→ Written request: Pictures in the entries below are excluded; copy only the lines from the one containing "Give me the D3.js source for this chart." to the one containing "0.1, 0.12, 0.14];", both included.

— begin Exercise materials —

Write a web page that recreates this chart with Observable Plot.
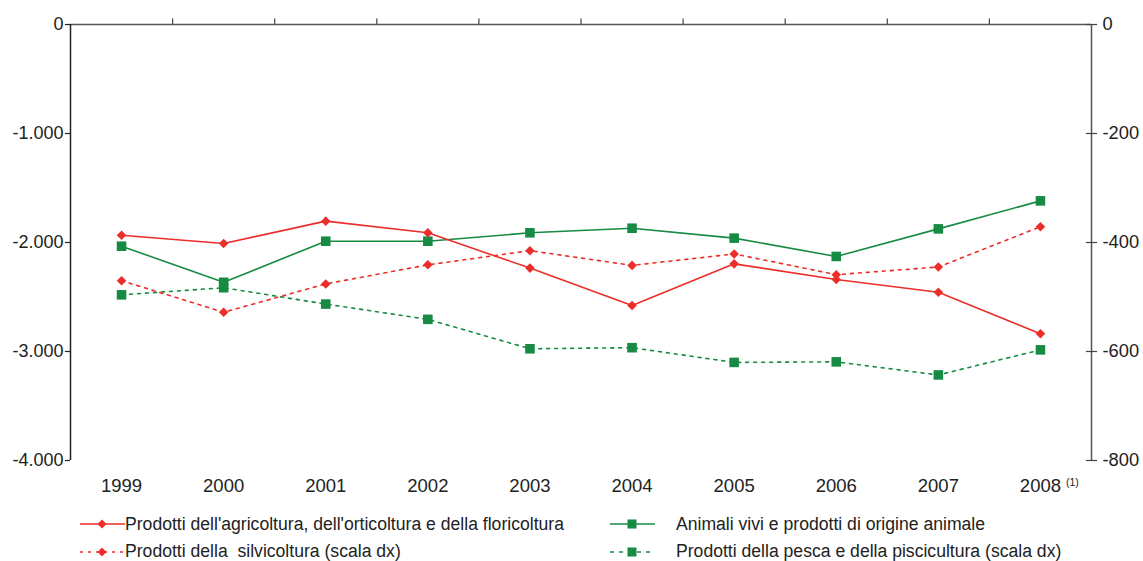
<!DOCTYPE html>
<html><head><meta charset="utf-8">
<script src="https://cdn.jsdelivr.net/npm/d3@7"></script>
<script src="https://cdn.jsdelivr.net/npm/@observablehq/plot@0.6"></script>
<style>
body{margin:0;background:#fff;font-family:"Liberation Sans",Arial,sans-serif;}
#wrap{position:relative;width:1143px;height:561px;overflow:hidden;}
.leg{position:absolute;font-size:17.6px;color:#222;white-space:pre;line-height:17.6px;}
.sample{position:absolute;}
</style></head><body><div id="wrap"><div id="chart"></div><div id="legend"></div></div>
<script>
const years = [1999, 2000, 2001, 2002, 2003, 2004, 2005, 2006, 2007, 2008];
const yearLabels = ["1999", "2000", "2001", "2002", "2003", "2004", "2005", "2006", "2007", "2008"];
// left scale
const agricoltura = [-1933, -2009, -1804, -1911, -2235, -2578, -2196, -2339, -2456, -2838];
const animali = [-2034, -2365, -1988, -1988, -1911, -1869, -1960, -2128, -1875, -1618];
// right scale
const silvicoltura = [-470, -528, -476, -441, -415, -442, -421, -459, -445, -371];
const pesca = [-496, -483, -513, -541, -595, -593, -620, -619, -643, -597];
const leftTicks = [0, -1000, -2000, -3000, -4000];
const rightTicks = [0, -200, -400, -600, -800];
const seriesNames = [
  "Prodotti dell'agricoltura, dell'orticoltura e della floricoltura",
  "Animali vivi e prodotti di origine animale",
  "Prodotti della  silvicoltura (scala dx)",
  "Prodotti della pesca e della piscicultura (scala dx)"
];
const note2008 = "(1)";

const RATIO = 5; // left units per right unit
const RED = "#ec2e2a", GREEN = "#178a43";
const itFmt = d3.formatLocale({decimal: ",", thousands: ".", grouping: [3], currency: ["€", ""], minus: "-"}).format(",");
const xLo = years[0] - 0.5, xHi = years[years.length - 1] + 0.5;
const bounds = d3.range(xLo + 1, xHi, 1);
const silvScaled = silvicoltura.map(v => v * RATIO);
const pescaScaled = pesca.map(v => v * RATIO);

const chart = Plot.plot({
  width: 1143, height: 510,
  marginLeft: 70, marginRight: 52, marginTop: 24, marginBottom: 50,
  x: {domain: [xLo, xHi], axis: null},
  y: {domain: [-4000, 0], axis: null},
  style: {fontFamily: "'Liberation Sans', Arial, sans-serif", background: "white", overflow: "visible"},
  marks: [
    // axes
    Plot.ruleY([0], {x1: xLo, x2: xHi, stroke: "#555", strokeWidth: 1.5}),
    Plot.ruleX(bounds, {y1: 0, y2: 50, stroke: "#444", strokeWidth: 1.2}),
    Plot.ruleX([xLo], {y1: -4000, y2: 0, stroke: "#222", strokeWidth: 1.5}),
    Plot.ruleX([xHi], {y1: -4000, y2: 0, stroke: "#555", strokeWidth: 1.5}),
    Plot.ruleY(leftTicks, {x1: xLo - 0.05, x2: xLo, stroke: "#222", strokeWidth: 1.2}),
    Plot.ruleY(rightTicks.map(v => v * RATIO), {x1: xHi - 0.05, x2: xHi + 0.06, stroke: "#444", strokeWidth: 1.2}),
    Plot.text(leftTicks, {x: xLo, y: d => d, text: d => itFmt(d), textAnchor: "end", dx: -7, fontSize: 18, fill: "#222"}),
    Plot.text(rightTicks, {x: xHi, y: d => d * RATIO, text: d => itFmt(d), textAnchor: "start", dx: 11, fontSize: 18.3, fill: "#222"}),
    Plot.text(years, {x: years, y: -4000, text: yearLabels, dy: 26, fontSize: 18.5, fill: "#222"}),
    Plot.text([note2008], {x: years[years.length - 1], y: -4000, text: d => d, dx: 32, dy: 22, fontSize: 10.5, fill: "#222"}),
    // series
    Plot.line(years, {x: years, y: pescaScaled, stroke: GREEN, strokeWidth: 1.6, strokeDasharray: "3,5"}),
    Plot.line(years, {x: years, y: silvScaled, stroke: RED, strokeWidth: 1.6, strokeDasharray: "3,5"}),
    Plot.line(years, {x: years, y: animali, stroke: GREEN, strokeWidth: 1.6}),
    Plot.line(years, {x: years, y: agricoltura, stroke: RED, strokeWidth: 1.6}),
    Plot.dot(years, {x: years, y: pescaScaled, symbol: "square", r: 5.4, fill: GREEN, stroke: "none"}),
    Plot.dot(years, {x: years, y: animali, symbol: "square", r: 5.4, fill: GREEN, stroke: "none"}),
    Plot.dot(years, {x: years, y: silvScaled, symbol: "diamond2", r: 4.3, fill: RED, stroke: "none"}),
    Plot.dot(years, {x: years, y: agricoltura, symbol: "diamond2", r: 4.3, fill: RED, stroke: "none"})
  ]
});
document.getElementById("chart").appendChild(chart);

// legend
const legendItems = [
  {name: seriesNames[0], color: RED, dash: null, shape: "diamond", lx: 80, tx: 125, y: 524, base: 531},
  {name: seriesNames[1], color: GREEN, dash: null, shape: "square", lx: 610, tx: 676, y: 524, base: 531},
  {name: seriesNames[2], color: RED, dash: "3,5", shape: "diamond", lx: 80, tx: 125, y: 551.5, base: 557.5},
  {name: seriesNames[3], color: GREEN, dash: "4,5", shape: "square", lx: 610, tx: 676, y: 551.5, base: 557.5}
];
const leg = document.getElementById("legend");
for (const it of legendItems) {
  const svg = d3.create("svg").attr("class", "sample").attr("width", 46).attr("height", 14)
    .style("left", it.lx + "px").style("top", (it.y - 7) + "px");
  svg.append("line").attr("x1", 0).attr("x2", 45).attr("y1", 7).attr("y2", 7)
    .attr("stroke", it.color).attr("stroke-width", 1.6).attr("stroke-dasharray", it.dash);
  if (it.shape === "diamond") svg.append("path").attr("d", "M22,2.5L26.5,7L22,11.5L17.5,7Z").attr("fill", it.color);
  else svg.append("rect").attr("x", 17.5).attr("y", 2.5).attr("width", 9).attr("height", 9).attr("fill", it.color);
  leg.appendChild(svg.node());
  const t = document.createElement("div");
  t.className = "leg"; t.textContent = it.name;
  t.style.left = it.tx + "px"; t.style.top = (it.base - 15) + "px";
  leg.appendChild(t);
}
</script></body></html>
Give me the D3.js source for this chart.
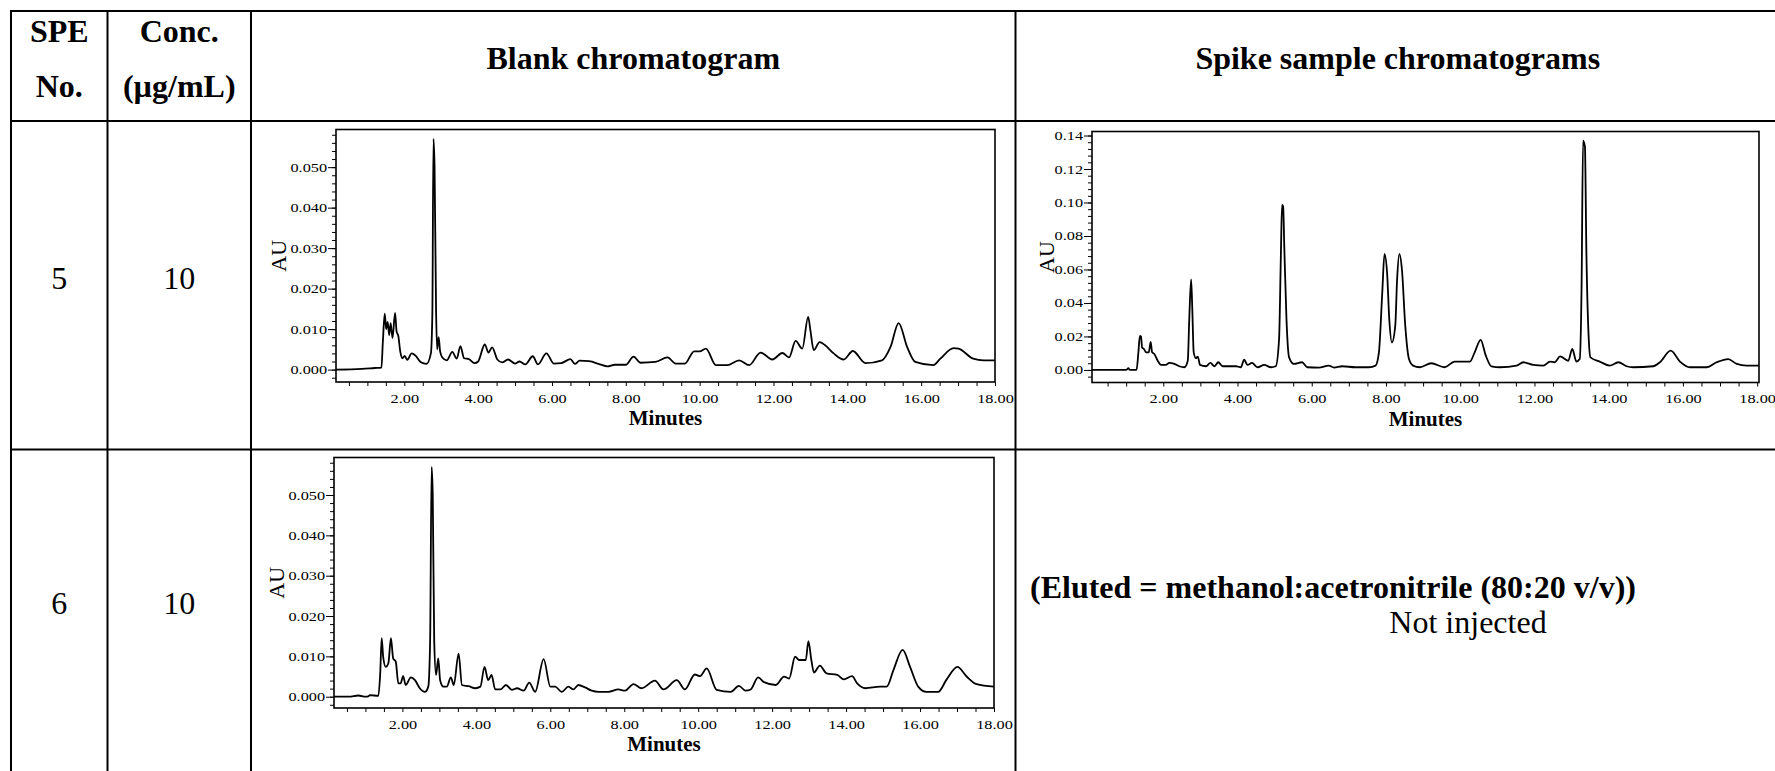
<!DOCTYPE html>
<html>
<head>
<meta charset="utf-8">
<script src="https://cdn.jsdelivr.net/npm/d3@7"></script>
<style>
  body { margin: 0; background: #fff; }
  svg { display: block; font-family: 'Liberation Serif', 'Times New Roman', serif; }
</style>
</head>
<body>
<svg id="page" width="1775" height="771"></svg>
<script>
// table text
const headers = ['Blank chromatogram', 'Spike sample chromatograms'];
const speNo = ['5', '6'];
const concentration = ['10', '10'];
const elutedNote = '(Eluted = methanol:acetronitrile (80:20 v/v))';
const notInjected = 'Not injected';

// axis ticks
const xLabelMinutes = [2, 4, 6, 8, 10, 12, 14, 16, 18];
const blankYTicks = [0, 0.01, 0.02, 0.03, 0.04, 0.05];
const spikeYTicks = [0, 0.02, 0.04, 0.06, 0.08, 0.1, 0.12, 0.14];

// SPE 5 blank trace (minutes, AU)
const blank5Time = [0.15, 0.85, 1.2, 1.38, 1.42, 1.47, 1.51, 1.55, 1.59, 1.63,
  1.68, 1.75, 1.79, 1.84, 1.89, 1.95, 2.01, 2.08, 2.2, 2.3,
  2.45, 2.6, 2.72, 2.76, 2.79, 2.82, 2.86, 2.89, 2.93, 2.97,
  3.03, 3.15, 3.3, 3.42, 3.52, 3.62, 3.75, 3.9, 4.0, 4.18,
  4.28, 4.38, 4.52, 4.65, 4.81, 5.0, 5.12, 5.28, 5.48, 5.62,
  5.85, 6.05, 6.25, 6.5, 6.62, 6.75, 7.0, 7.3, 7.5, 7.7,
  8.0, 8.21, 8.4, 8.8, 9.13, 9.35, 9.6, 9.85, 10.0, 10.17,
  10.44, 10.75, 11.07, 11.34, 11.65, 11.97, 12.24, 12.42, 12.6, 12.78,
  12.94, 13.0, 13.09, 13.25, 13.4, 13.63, 13.9, 14.15, 14.49, 14.94,
  15.17, 15.39, 15.62, 15.84, 16.33, 16.52, 16.88, 17.01, 17.41, 17.69, 18.0];
const blank5AU = [0, 0.0002, 0.0004, 0.0005, 0.007, 0.0138, 0.010, 0.0118, 0.0085, 0.0115,
  0.0078, 0.014, 0.0095, 0.0082, 0.0045, 0.0028, 0.0034, 0.0024, 0.004, 0.0035,
  0.0018, 0.0014, 0.004, 0.014, 0.057, 0.050, 0.015, 0.005, 0.008, 0.0045,
  0.003, 0.0023, 0.0044, 0.0027, 0.0058, 0.0028, 0.0026, 0.0016, 0.002, 0.0062,
  0.0042, 0.0055, 0.0025, 0.0018, 0.0025, 0.0015, 0.002, 0.0013, 0.0033, 0.0013,
  0.004, 0.0015, 0.0016, 0.0026, 0.0014, 0.0022, 0.0021, 0.0013, 0.0008, 0.0012,
  0.0012, 0.0032, 0.0017, 0.0019, 0.003, 0.0015, 0.0015, 0.0045, 0.0045, 0.0052,
  0.0011, 0.0011, 0.0023, 0.0011, 0.0042, 0.0025, 0.0041, 0.003, 0.0071, 0.0052,
  0.013, 0.0097, 0.0048, 0.0068, 0.006, 0.004, 0.0025, 0.0046, 0.0016, 0.0023,
  0.0056, 0.0115, 0.0056, 0.0019, 0.0011, 0.0027, 0.0053, 0.0052, 0.0027, 0.0023, 0.0023];

// SPE 5 spike sample trace
const spike5Time = [0.08, 1.0, 1.06, 1.1, 1.28, 1.33, 1.37, 1.40, 1.43, 1.48,
  1.54, 1.61, 1.66, 1.70, 1.76, 1.85, 1.94, 2.07, 2.16, 2.30,
  2.43, 2.57, 2.66, 2.70, 2.75, 2.78, 2.82, 2.88, 2.93, 2.99,
  3.15, 3.27, 3.38, 3.48, 3.6, 3.96, 4.09, 4.18, 4.27, 4.39,
  4.54, 4.72, 4.90, 5.03, 5.12, 5.17, 5.20, 5.23, 5.26, 5.32,
  5.39, 5.52, 5.74, 5.88, 6.19, 6.46, 6.6, 6.82, 7.18, 7.54,
  7.72, 7.81, 7.9, 7.96, 8.03, 8.09, 8.16, 8.25, 8.3, 8.36,
  8.43, 8.52, 8.62, 8.73, 8.91, 9.22, 9.58, 9.85, 10.26, 10.39,
  10.55, 10.69, 10.84, 11.07, 11.52, 11.7, 11.97, 12.24, 12.42, 12.55,
  12.69, 12.91, 13.02, 13.13, 13.22, 13.27, 13.31, 13.36, 13.4, 13.46,
  13.51, 13.76, 14.03, 14.26, 14.48, 14.66, 15.2, 15.38, 15.67, 15.92,
  16.19, 16.64, 16.91, 17.22, 17.45, 17.72, 18.05];
const spike5AU = [0, 0, 0.001, 0, 0.0001, 0.0105, 0.0204, 0.020, 0.0134, 0.0125,
  0.0105, 0.0105, 0.0168, 0.0105, 0.0095, 0.0055, 0.003, 0.003, 0.0042, 0.0036,
  0.0022, 0.0016, 0.0055, 0.030, 0.054, 0.038, 0.0105, 0.007, 0.008, 0.003,
  0.0022, 0.0042, 0.0022, 0.0046, 0.0022, 0.0022, 0.0016, 0.0061, 0.003, 0.0042,
  0.0016, 0.003, 0.0016, 0.0022, 0.0184, 0.070, 0.0986, 0.0976, 0.0738, 0.030,
  0.0075, 0.0036, 0.0046, 0.0016, 0.0014, 0.0026, 0.0014, 0.0022, 0.0016, 0.0016,
  0.0026, 0.0105, 0.0461, 0.0693, 0.058, 0.030, 0.0164, 0.0263, 0.054, 0.0693,
  0.060, 0.0263, 0.0065, 0.0026, 0.0016, 0.004, 0.0016, 0.005, 0.005, 0.0105,
  0.018, 0.0085, 0.0022, 0.0016, 0.0026, 0.0046, 0.003, 0.0026, 0.005, 0.0046,
  0.0081, 0.0055, 0.0125, 0.005, 0.0065, 0.050, 0.137, 0.1335, 0.0698, 0.020,
  0.0075, 0.005, 0.0026, 0.0046, 0.0022, 0.0016, 0.0022, 0.0046, 0.0115, 0.005,
  0.0016, 0.0016, 0.0046, 0.0065, 0.0036, 0.0026, 0.0026];

// SPE 6 blank trace
const blank6Time = [0.15, 0.55, 0.81, 1.0, 1.08, 1.12, 1.35, 1.40, 1.44, 1.48,
  1.55, 1.62, 1.69, 1.75, 1.82, 1.89, 1.95, 2.02, 2.09, 2.23,
  2.34, 2.47, 2.61, 2.70, 2.75, 2.79, 2.82, 2.86, 2.91, 2.97,
  3.02, 3.11, 3.2, 3.31, 3.39, 3.52, 3.61, 3.79, 3.97, 4.11,
  4.22, 4.32, 4.41, 4.51, 4.65, 4.80, 4.96, 5.1, 5.28, 5.43,
  5.59, 5.82, 6.0, 6.13, 6.31, 6.49, 6.62, 6.76, 6.94, 7.12,
  7.3, 7.57, 7.84, 8.02, 8.25, 8.47, 8.83, 9.06, 9.42, 9.64,
  9.91, 10.05, 10.23, 10.5, 10.88, 11.1, 11.28, 11.42, 11.62, 11.78,
  12.1, 12.32, 12.46, 12.62, 12.73, 12.91, 12.98, 13.06, 13.13, 13.29,
  13.47, 13.76, 13.94, 14.16, 14.3, 14.52, 14.92, 15.1, 15.28, 15.53,
  15.73, 15.95, 16.17, 16.49, 16.72, 17.01, 17.26, 17.53, 18.0];
const blank6AU = [0, 0, 0.0003, 0, 0.0001, 0.0004, 0.0002, 0.0058, 0.0145, 0.0099,
  0.0074, 0.0083, 0.0145, 0.0095, 0.0087, 0.0033, 0.0033, 0.0051, 0.0029, 0.0048,
  0.0041, 0.0021, 0.0012, 0.0025, 0.014, 0.057, 0.0504, 0.014, 0.0054, 0.0095,
  0.0041, 0.0025, 0.0025, 0.0048, 0.0029, 0.0107, 0.0029, 0.0026, 0.0021, 0.0025,
  0.0074, 0.0041, 0.0054, 0.0018, 0.0018, 0.0029, 0.0017, 0.0021, 0.0015, 0.0035,
  0.0012, 0.0093, 0.0025, 0.0025, 0.0012, 0.0025, 0.0018, 0.0029, 0.0023, 0.0015,
  0.0012, 0.0012, 0.0018, 0.0015, 0.0031, 0.0021, 0.004, 0.0018, 0.0041, 0.0018,
  0.0055, 0.0051, 0.007, 0.0017, 0.0012, 0.0027, 0.0015, 0.0018, 0.0048, 0.0036,
  0.0029, 0.005, 0.0045, 0.0099, 0.0091, 0.0091, 0.0138, 0.0091, 0.006, 0.0077,
  0.0058, 0.0054, 0.0043, 0.0051, 0.0033, 0.0021, 0.0025, 0.0025, 0.0066, 0.0116,
  0.0074, 0.0025, 0.0012, 0.0012, 0.0043, 0.0074, 0.005, 0.0031, 0.0025];

const svg = d3.select('#page');

// ---- table grid ----
const W = 1775;
const H = 771;
const colX = [11, 107.5, 251, 1015.5];
const rowY = [11, 121, 449.5];

const grid = svg.append('g').attr('stroke', '#000').attr('stroke-width', 2);
rowY.forEach((y) => grid.append('line').attr('x1', colX[0] - 1).attr('x2', W).attr('y1', y).attr('y2', y));
colX.forEach((x) => grid.append('line').attr('x1', x).attr('x2', x).attr('y1', rowY[0] - 1).attr('y2', H));

const cellFont = 32;
function cellText(txt, x, y, bold, anchor = 'middle') {
  return svg.append('text')
    .attr('x', x).attr('y', y)
    .attr('text-anchor', anchor)
    .attr('font-size', cellFont)
    .attr('font-weight', bold ? 'bold' : 'normal')
    .text(txt);
}

// header
const c1 = (colX[0] + colX[1]) / 2;
const c2 = (colX[1] + colX[2]) / 2;
cellText('SPE', c1, 42, true);
cellText('No.', c1, 97, true);
cellText('Conc.', c2, 42, true);
cellText('(µg/mL)', c2, 97, true);
cellText(headers[0], (colX[2] + colX[3]) / 2, 69, true);
cellText(headers[1], (colX[3] + 1780) / 2, 69, true);

// body rows
const rowBase = [289, 614];
speNo.forEach((s, i) => {
  cellText(s, c1, rowBase[i], false);
  cellText(concentration[i], c2, rowBase[i], false);
});
cellText(elutedNote, 1030, 598, true, 'start');
cellText(notInjected, 1468, 633, false);

// ---- chromatograms ----
function stretch(sel, k) {
  sel.each(function () {
    const w = this.getComputedTextLength();
    if (w > 0) d3.select(this).attr('textLength', w * k).attr('lengthAdjust', 'spacingAndGlyphs');
  });
}

function drawChart(cfg) {
  const g = svg.append('g');
  const x = d3.scaleLinear(cfg.xDomain, [cfg.left, cfg.right]);
  const y = d3.scaleLinear(cfg.yDomain, [cfg.bottom, cfg.top]);

  // x axis, ticks every half minute
  const xTicks = d3.range(1, 37).map((i) => i * 0.5);
  const xa = g.append('g')
    .attr('transform', `translate(0,${cfg.bottom})`)
    .call(d3.axisBottom(x).tickValues(xTicks).tickSize(4).tickSizeOuter(0)
      .tickFormat((d) => (xLabelMinutes.includes(d) ? d3.format('.2f')(d) : '')));
  xa.select('.domain').remove();
  xa.attr('font-family', null);
  const xt = xa.selectAll('text').attr('font-size', 12.5).attr('y', 20.5).attr('dy', 0);
  stretch(xt, 1.3);

  // y axis: minor and major ticks
  const ya = g.append('g').attr('transform', `translate(${cfg.left},0)`);
  ya.append('g').call(d3.axisLeft(y).tickValues(cfg.minor).tickSize(4).tickFormat(''))
    .select('.domain').remove();
  const major = ya.append('g').call(d3.axisLeft(y).tickValues(cfg.major).tickSize(8)
    .tickPadding(1).tickFormat(d3.format(cfg.fmt)));
  major.select('.domain').remove();
  major.attr('font-family', null);
  stretch(major.selectAll('text').attr('font-size', 12.5), 1.3);

  // frame
  g.append('rect')
    .attr('x', cfg.left).attr('y', cfg.top)
    .attr('width', cfg.right - cfg.left).attr('height', cfg.bottom - cfg.top)
    .attr('fill', 'none').attr('stroke', '#000').attr('stroke-width', 1.6);

  // trace
  const pts = cfg.time.map((t, i) => [t, cfg.au[i]]);
  g.append('path')
    .datum(pts)
    .attr('fill', 'none')
    .attr('stroke', '#000')
    .attr('stroke-width', 1.8)
    .attr('stroke-linejoin', 'round')
    .attr('d', d3.line().x((d) => x(d[0])).y((d) => y(d[1])).curve(d3.curveMonotoneX));

  // labels
  g.append('text')
    .attr('transform', `translate(${cfg.left - cfg.auOffset},${(cfg.top + cfg.bottom) / 2}) rotate(-90)`)
    .attr('text-anchor', 'middle')
    .attr('font-size', 22)
    .text('AU');
  g.append('text')
    .attr('x', (cfg.left + cfg.right) / 2).attr('y', cfg.bottom + 43)
    .attr('text-anchor', 'middle')
    .attr('font-size', 21).attr('font-weight', 'bold')
    .text('Minutes');
}

const blankMinor = d3.range(-1, 30).map((i) => i * 0.002);
const spikeMinor = d3.range(-1, 36).map((i) => i * 0.004);

drawChart({
  left: 336, right: 995, top: 129.5, bottom: 382,
  xDomain: [0.15, 18], yDomain: [-0.00306, 0.0593],
  major: blankYTicks, minor: blankMinor, fmt: '.3f', auOffset: 50,
  time: blank5Time, au: blank5AU,
});
drawChart({
  left: 1092, right: 1759, top: 131.5, bottom: 382.5,
  xDomain: [0.08, 18.05], yDomain: [-0.0075, 0.1424],
  major: spikeYTicks, minor: spikeMinor, fmt: '.2f', auOffset: 38,
  time: spike5Time, au: spike5AU,
});
drawChart({
  left: 334, right: 994, top: 457.5, bottom: 708,
  xDomain: [0.15, 18], yDomain: [-0.0028, 0.0593],
  major: blankYTicks, minor: blankMinor, fmt: '.3f', auOffset: 50,
  time: blank6Time, au: blank6AU,
});
</script>
</body>
</html>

— end Exercise materials —

→ Exercise output:
Give me the D3.js source for this chart.
<!DOCTYPE html>
<html>
<head>
<meta charset="utf-8">
<script src="https://cdn.jsdelivr.net/npm/d3@7"></script>
<style>
  body { margin: 0; background: #fff; }
  svg { display: block; font-family: 'Liberation Serif', 'Times New Roman', serif; }
</style>
</head>
<body>
<svg id="page" width="1775" height="771"></svg>
<script>
// table text
const headers = ['Blank chromatogram', 'Spike sample chromatograms'];
const speNo = ['5', '6'];
const concentration = ['10', '10'];
const elutedNote = '(Eluted = methanol:acetronitrile (80:20 v/v))';
const notInjected = 'Not injected';

// axis ticks
const xLabelMinutes = [2, 4, 6, 8, 10, 12, 14, 16, 18];
const blankYTicks = [0, 0.01, 0.02, 0.03, 0.04, 0.05];
const spikeYTicks = [0, 0.02, 0.04, 0.06, 0.08, 0.1, 0.12, 0.14];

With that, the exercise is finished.